The real measure of a wrap’s value is not how it looks on day one. It is how it looks on day 600, on the highway at 70 miles per hour, when a potential customer is driving alongside your van and forming an opinion about your business in seconds. A bubbled, peeling graphic communicates negligence. A sharp, uniform wrap across every vehicle in your fleet communicates professionalism, consistency, and scale. That impression is worth protecting.

Investing in quality fleet wrap expertise is not a luxury for large fleets. It is the baseline for any business that wants its vehicles to work as advertising assets rather than liabilities.

Upgrade your fleet’s branding with professional wrap installation

At NJ Vinyl Wrapz, we have spent over a decade helping New Jersey businesses turn their vehicles into powerful, consistent brand statements. Our certified installers work in a fully climate-controlled facility using premium 3M and Avery materials, backed by written warranties on every project.

https://njvinylwrapz.com

Whether you manage a fleet of two or twenty vehicles, we bring the same rigorous process to every installation. From consultation and design through printing, installation, and final inspection, we handle everything in-house so you get consistent results every time. Explore fleet wraps for NJ businesses and see how we match your brand standards across every vehicle.
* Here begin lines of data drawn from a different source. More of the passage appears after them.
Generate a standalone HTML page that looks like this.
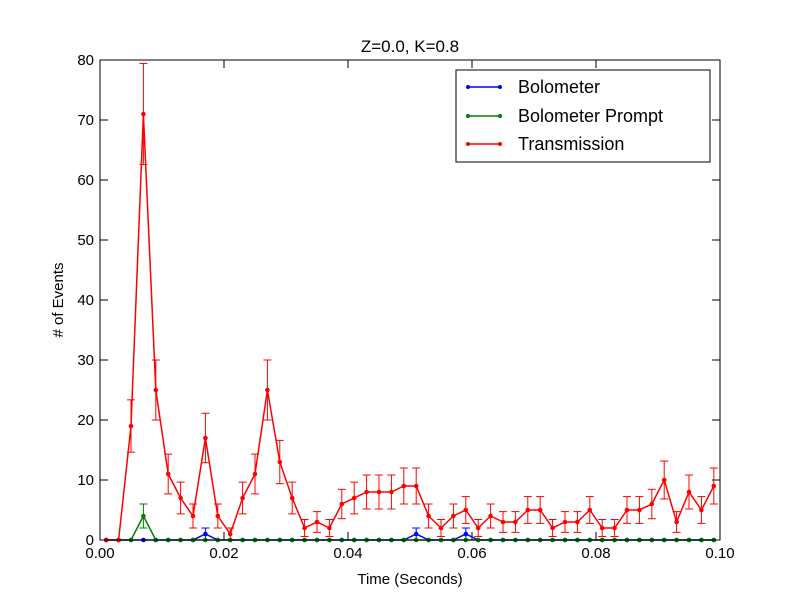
<!DOCTYPE html>
<html><head><meta charset="utf-8"><style>
body{margin:0;background:#fff;}
svg{display:block;font-family:"Liberation Sans","DejaVu Sans",sans-serif;}
</style></head><body>
<svg id="chart" width="800" height="600">
<rect width="800" height="600" fill="#fff"/>
<text x="410" y="52" font-size="17" text-anchor="middle">Z=0.0, K=0.8</text>
<text x="410" y="584" font-size="15" text-anchor="middle">Time (Seconds)</text>
<text x="63" y="300" font-size="15" text-anchor="middle" transform="rotate(-90 63 300)"># of Events</text>
<g id="ticks"></g>
<g id="series"></g>
<rect x="100" y="60" width="620" height="480" fill="none" stroke="#000" stroke-width="1"/>
<g>
<rect x="456" y="70" width="254" height="92" fill="#fff" stroke="#000"/>
<g><line x1="468" y1="87" x2="500" y2="87" stroke="#0000ff" stroke-width="1.5"/><circle cx="468" cy="87" r="2" fill="#0000ff"/><circle cx="500" cy="87" r="2" fill="#0000ff"/><text x="518" y="93" font-size="18">Bolometer</text></g>
<g><line x1="468" y1="116" x2="500" y2="116" stroke="#007f00" stroke-width="1.5"/><circle cx="468" cy="116" r="2" fill="#007f00"/><circle cx="500" cy="116" r="2" fill="#007f00"/><text x="518" y="122" font-size="18">Bolometer Prompt</text></g>
<g><line x1="468" y1="144" x2="500" y2="144" stroke="#ff0000" stroke-width="1.5"/><circle cx="468" cy="144" r="2" fill="#ff0000"/><circle cx="500" cy="144" r="2" fill="#ff0000"/><text x="518" y="150" font-size="18">Transmission</text></g>
</g>
</svg>
<script>
const times = Array.from({length:50},(_,i)=>0.001+0.002*i);
const transmission = [0,0,19,71,25,11,7,4,17,4,1,7,11,25,13,7,2,3,2,6,7,8,8,8,9,9,4,2,4,5,2,4,3,3,5,5,2,3,3,5,2,2,5,5,6,10,3,8,5,9];
const bolometer = [0,0,0,0,0,0,0,0,1,0,0,0,0,0,0,0,0,0,0,0,0,0,0,0,0,1,0,0,0,1,0,0,0,0,0,0,0,0,0,0,0,0,0,0,0,0,0,0,0,0];
const bolometerPrompt = [0,0,0,4,0,0,0,0,0,0,0,0,0,0,0,0,0,0,0,0,0,0,0,0,0,0,0,0,0,0,0,0,0,0,0,0,0,0,0,0,0,0,0,0,0,0,0,0,0,0];
const xTicks = [0,0.02,0.04,0.06,0.08,0.1];
const xTickLabels = ["0.00","0.02","0.04","0.06","0.08","0.10"];
const yTicks = [0,10,20,30,40,50,60,70,80];
const NS='http://www.w3.org/2000/svg';
const X=v=>100+v/0.1*620, Y=v=>540-v/80*480;
function mk(tag,attrs,parent){const e=document.createElementNS(NS,tag);for(const k in attrs)e.setAttribute(k,attrs[k]);parent.appendChild(e);return e;}
const tg=document.getElementById('ticks');
xTicks.forEach((t,i)=>{
  const g=mk('g',{},tg);
  
  
  mk('line',{x1:X(t),x2:X(t),y1:540,y2:532,stroke:'#000'},g);
  mk('line',{x1:X(t),x2:X(t),y1:60,y2:68,stroke:'#000'},g);
  const tx=mk('text',{x:X(t),y:558,'font-size':15,'text-anchor':'middle'},g);tx.textContent=xTickLabels[i];
});
yTicks.forEach(t=>{
  const g=mk('g',{},tg);
  
  
  mk('line',{x1:100,x2:108,y1:Y(t),y2:Y(t),stroke:'#000'},g);
  mk('line',{x1:720,x2:712,y1:Y(t),y2:Y(t),stroke:'#000'},g);
  const tx=mk('text',{x:94,y:Y(t)+5,'font-size':15,'text-anchor':'end'},g);tx.textContent=t;
});
const sg=document.getElementById('series');
function series(vals,color,name){
  const g=mk('g',{},sg);
  
  
  mk('polyline',{points:vals.map((v,i)=>X(times[i])+','+Y(v)).join(' '),fill:'none',stroke:color,'stroke-width':1.5},g);
  vals.forEach((v,i)=>{
    const e=Math.sqrt(v),x=X(times[i]);
    if(e>0){
      mk('line',{x1:x,x2:x,y1:Y(v-e),y2:Y(v+e),stroke:color,'stroke-width':1},g);
      mk('line',{x1:x-4,x2:x+4,y1:Y(v-e),y2:Y(v-e),stroke:color,'stroke-width':1},g);
      mk('line',{x1:x-4,x2:x+4,y1:Y(v+e),y2:Y(v+e),stroke:color,'stroke-width':1},g);
    }
    const c=mk('circle',{cx:x,cy:Y(v),r:2.3,fill:color},g);
    
    
  });
}
series(bolometer,'#0000ff','bolometer-series');
series(bolometerPrompt,'#007f00','bolometer-prompt-series');
series(transmission,'#ff0000','transmission-series');
</script>
</body></html>
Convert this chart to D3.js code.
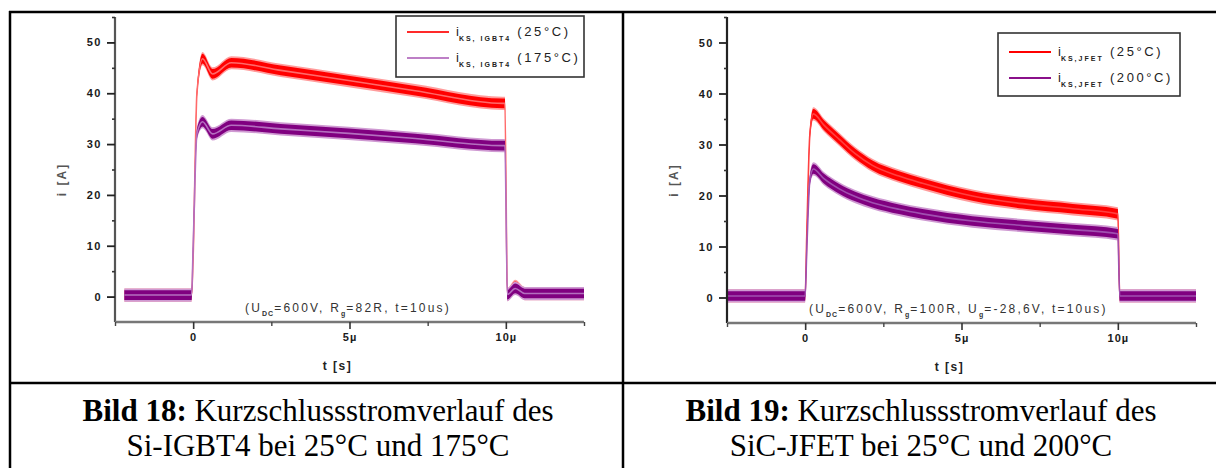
<!DOCTYPE html>
<html>
<head>
<meta charset="utf-8">
<script src="https://cdn.jsdelivr.net/npm/d3@7"></script>
<style>
  body { margin: 0; background: #fff; }
  svg { display: block; font-family: "Liberation Sans", Arial, sans-serif; }
</style>
</head>
<body>
<script>
// Bild 18: Si-IGBT4, current in A over time in µs
const igbtTime = [-2.2, -0.05, 0.0, 0.12, 0.3, 0.62, 1.22, 2.8, 4.97, 7.1, 9.9, 9.97, 10.05, 10.3, 10.6, 12.5];
const igbt25   = [0.3, 0.3, 8, 40, 46.8, 43.8, 46, 44.5, 42.5, 40.5, 38, 38, 0.4, 2.0, 0.6, 0.6];
const igbt175  = [0.3, 0.3, 10, 32, 34.4, 32.0, 33.7, 33, 32.1, 31.1, 29.7, 29.7, 0.4, 1.6, 0.6, 0.6];

// Bild 19: SiC-JFET
const jfetTime = [-2.5, 0.0, 0.05, 0.15, 0.26, 0.6, 1.09, 1.6, 2.15, 3.0, 3.75, 5.35, 6.95, 8.56, 10.0, 10.06, 12.5];
const jfet25   = [0.3, 0.3, 12, 32, 36, 33.8, 31, 28.2, 25.9, 23.8, 22.4, 19.9, 18.4, 17.4, 16.4, 0.3, 0.3];
const jfet200  = [0.3, 0.3, 9, 23, 25.2, 23.3, 21.3, 19.8, 18.6, 17.3, 16.4, 15, 14.1, 13.3, 12.5, 0.3, 0.3];

const yTicks = [0, 10, 20, 30, 40, 50];
const yMinor = [5, 15, 25, 35, 45, 55];
const xTicks = [0, 5, 10];
const xTickLabels = ["0", "5µ", "10µ"];
const xMinor = [-2.5, 2.5, 7.5, 12.5];

const captions = [
    { bold: "Bild 18:", rest: " Kurzschlussstromverlauf des", line2: "Si-IGBT4 bei 25°C und 175°C" },
    { bold: "Bild 19:", rest: " Kurzschlussstromverlauf des", line2: "SiC-JFET bei 25°C und 200°C" }
];

const W = 1216, H = 468;
const svg = d3.select("body").append("svg")
    .attr("width", W)
    .attr("height", H);

function drawPanel(opt) {
    const x = d3.scaleLinear().domain([-2.5, 12.5]).range([opt.left, opt.right]);
    const y = d3.scaleLinear().domain([-5, 55]).range([opt.bottom, opt.top]);
    const g = svg.append("g");

    // traces: light halo band, core band, thin line for the steep edges
    opt.series.forEach(s => {
        const area = hw => d3.area()
            .x((d, i) => x(opt.time[i]))
            .y0(d => y(d - hw))
            .y1(d => y(d + hw))
            .curve(d3.curveMonotoneX);
        g.append("path").attr("d", area(1.3)(s.values)).attr("fill", s.halo);
        g.append("path").attr("d", area(0.95)(s.values)).attr("fill", s.color);
        g.append("path")
            .attr("d", d3.line().x((d, i) => x(opt.time[i])).y(d => y(d)).curve(d3.curveMonotoneX)(s.values))
            .attr("fill", "none")
            .attr("stroke", s.edge)
            .attr("stroke-width", 1.6);
    });

    // y axis
    const yAxis = g.append("g").attr("transform", `translate(${opt.left},0)`)
        .call(d3.axisLeft(y).tickValues(yTicks).tickSize(8).tickFormat(d3.format("d")));
    yAxis.select(".domain").attr("stroke", opt.axisColor).attr("stroke-width", 2.2)
        .attr("d", `M0,${opt.bottom}V${opt.top}`);
    yAxis.selectAll(".tick line").attr("stroke", "#222").attr("stroke-width", 1.8);
    yAxis.selectAll(".tick text")
        .attr("x", -13)
        .style("font-size", "11px").style("font-weight", "bold")
        .style("letter-spacing", "1.5px").attr("fill", "#1a1a1a");
    g.append("g").attr("transform", `translate(${opt.left},0)`)
        .call(d3.axisLeft(y).tickValues(yMinor).tickSize(3).tickFormat(""))
        .call(a => a.select(".domain").remove())
        .selectAll("line").attr("stroke", "#333").attr("stroke-width", 1.6);

    // x axis
    const xAxis = g.append("g").attr("transform", `translate(0,${opt.bottom})`)
        .call(d3.axisBottom(x).tickValues(xTicks).tickSize(7).tickFormat((d, i) => xTickLabels[i]));
    xAxis.select(".domain").attr("stroke", "#777").attr("stroke-width", 2.6)
        .attr("d", `M${opt.left},0H${opt.right}`);
    xAxis.selectAll(".tick line").attr("stroke", "#333").attr("stroke-width", 1.6);
    xAxis.selectAll(".tick text")
        .attr("y", 11)
        .style("font-size", "11px").style("font-weight", "bold")
        .style("letter-spacing", "1px").attr("fill", "#1a1a1a");
    g.append("g").attr("transform", `translate(0,${opt.bottom})`)
        .call(d3.axisBottom(x).tickValues(xMinor).tickSize(4).tickFormat(""))
        .call(a => a.select(".domain").remove())
        .selectAll("line").attr("stroke", "#444").attr("stroke-width", 1.4);

    // axis titles
    g.append("text")
        .attr("x", (opt.left + opt.right) / 2 - 12).attr("y", opt.bottom + 48)
        .attr("text-anchor", "middle")
        .style("font-size", "12px").style("font-weight", "bold").style("letter-spacing", "1.5px")
        .attr("fill", "#222")
        .text("t [s]");
    g.append("text")
        .attr("transform", `translate(${opt.left - 49},${(opt.top + opt.bottom) / 2 + 10}) rotate(-90)`)
        .attr("text-anchor", "middle")
        .style("font-size", "12px").style("font-weight", "bold").style("letter-spacing", "2px")
        .attr("fill", "#555")
        .text("i [A]");

    // legend
    const lg = g.append("g").attr("transform", `translate(${opt.legend[0]},${opt.legend[1]})`);
    lg.append("rect")
        .attr("width", opt.legend[2]).attr("height", opt.legend[3])
        .attr("fill", "#fff").attr("stroke", "#333").attr("stroke-width", 1.6);
    opt.series.forEach((s, i) => {
        const ly = opt.legendRow0 + i * opt.legendGap;
        lg.append("line")
            .attr("x1", 11).attr("x2", 53).attr("y1", ly).attr("y2", ly)
            .attr("stroke", s.legendColor).attr("stroke-width", 2);
        const t = lg.append("text")
            .attr("x", 60).attr("y", ly + 4)
            .style("font-size", "13px").attr("fill", "#222");
        t.append("tspan").text("i");
        t.append("tspan").attr("dy", 5)
            .style("font-size", "7px").style("font-weight", "bold").style("letter-spacing", "2px")
            .text(opt.legendSub);
        t.append("tspan").attr("dy", -5)
            .style("letter-spacing", "2.6px")
            .text(" " + s.label);
    });

    // test condition note, subscripts lowered then the next run raised back
    const note = g.append("text")
        .attr("x", opt.noteX).attr("y", opt.bottom - 10)
        .style("font-size", "12px").style("letter-spacing", "2.2px").attr("fill", "#333");
    let shift = 0;
    opt.note.forEach(part => {
        if (part.sub) {
            note.append("tspan").attr("dy", 4).style("font-size", "7px").style("font-weight", "bold")
                .style("letter-spacing", "1px").text(part.sub);
            shift = -4;
        } else {
            note.append("tspan").attr("dy", shift).text(part.t);
            shift = 0;
        }
    });
}

drawPanel({
    left: 115, right: 584, top: 17, bottom: 322,
    axisColor: "#555",
    time: igbtTime,
    series: [
        { values: igbt25, color: "#ff0000", halo: "#ff9c9c", edge: "#ff6a6a", legendColor: "#ff2a2a", label: "(25°C)" },
        { values: igbt175, color: "#800080", halo: "#cf9ad2", edge: "#b46fbf", legendColor: "#bd7fc6", label: "(175°C)" }
    ],
    legend: [396, 16, 188, 61], legendRow0: 16, legendGap: 26,
    legendSub: "KS, IGBT4",
    noteX: 245,
    note: [{ t: "(U" }, { sub: "DC" }, { t: "=600V, R" }, { sub: "g" }, { t: "=82R, t=10us)" }]
});

drawPanel({
    left: 727, right: 1196, top: 17, bottom: 323,
    axisColor: "#222",
    time: jfetTime,
    series: [
        { values: jfet25, color: "#ff0000", halo: "#ff9c9c", edge: "#ff4040", legendColor: "#ff0000", label: "(25°C)" },
        { values: jfet200, color: "#800080", halo: "#cf9ad2", edge: "#a050b0", legendColor: "#8a108a", label: "(200°C)" }
    ],
    legend: [998, 33, 182, 63], legendRow0: 19, legendGap: 26,
    legendSub: "KS,JFET",
    noteX: 809,
    note: [{ t: "(U" }, { sub: "DC" }, { t: "=600V, R" }, { sub: "g" }, { t: "=100R, U" }, { sub: "g" }, { t: "=-28,6V, t=10us)" }]
});

// table frame
const frame = svg.append("g").attr("stroke", "#000").attr("stroke-width", 2.5);
frame.append("line").attr("x1", 9).attr("x2", W).attr("y1", 12).attr("y2", 12);
frame.append("line").attr("x1", 10).attr("x2", 10).attr("y1", 11).attr("y2", H);
frame.append("line").attr("x1", 623).attr("x2", 623).attr("y1", 11).attr("y2", H);
frame.append("line").attr("x1", 9).attr("x2", W).attr("y1", 383).attr("y2", 383);

// captions
const capCenters = [318, 921];
captions.forEach((c, i) => {
    const t1 = svg.append("text")
        .attr("x", capCenters[i]).attr("y", 421)
        .attr("text-anchor", "middle")
        .style("font-family", "'Liberation Serif', 'Times New Roman', serif")
        .style("font-size", "31px").attr("fill", "#000");
    t1.append("tspan").style("font-weight", "bold").text(c.bold);
    t1.append("tspan").text(c.rest);
    svg.append("text")
        .attr("x", capCenters[i]).attr("y", 456)
        .attr("text-anchor", "middle")
        .style("font-family", "'Liberation Serif', 'Times New Roman', serif")
        .style("font-size", "31px").attr("fill", "#000")
        .text(c.line2);
});
</script>
</body>
</html>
You can also browse full vehicle wraps or visit NJ Vinyl Wrapz to request a free quote or schedule a fleet consultation today.

Frequently asked questions

How long does a professional vehicle wrap last?

High-quality wraps installed by professionals using premium vinyl typically last 5 to 7 years before needing replacement, compared to 1 to 3 years for budget materials.

Can I install a wrap on my own fleet vehicles?

DIY installation is possible on flat, simple panels, but risks bubbles and lifting and complex curves and bumpers require sequential application and relief cuts that most DIYers cannot execute correctly.

What are the most common causes of wrap failure?

Most failures trace back to poor surface prep and improper heating, including bubbles from trapped dirt, lifting from inadequate adhesion, and shrinkage from skipped post-heat treatment.

Do wraps damage original vehicle paint?

When applied and removed by certified professionals, wraps actually protect the original paint from UV exposure and minor abrasion rather than damaging it.

What is the cost difference between a DIY and a professional wrap?

Professional wraps cost more upfront, but premium 3M and Avery films outlast cheap alternatives by 4 to 5 years, making the total cost of ownership significantly lower over the life of your fleet.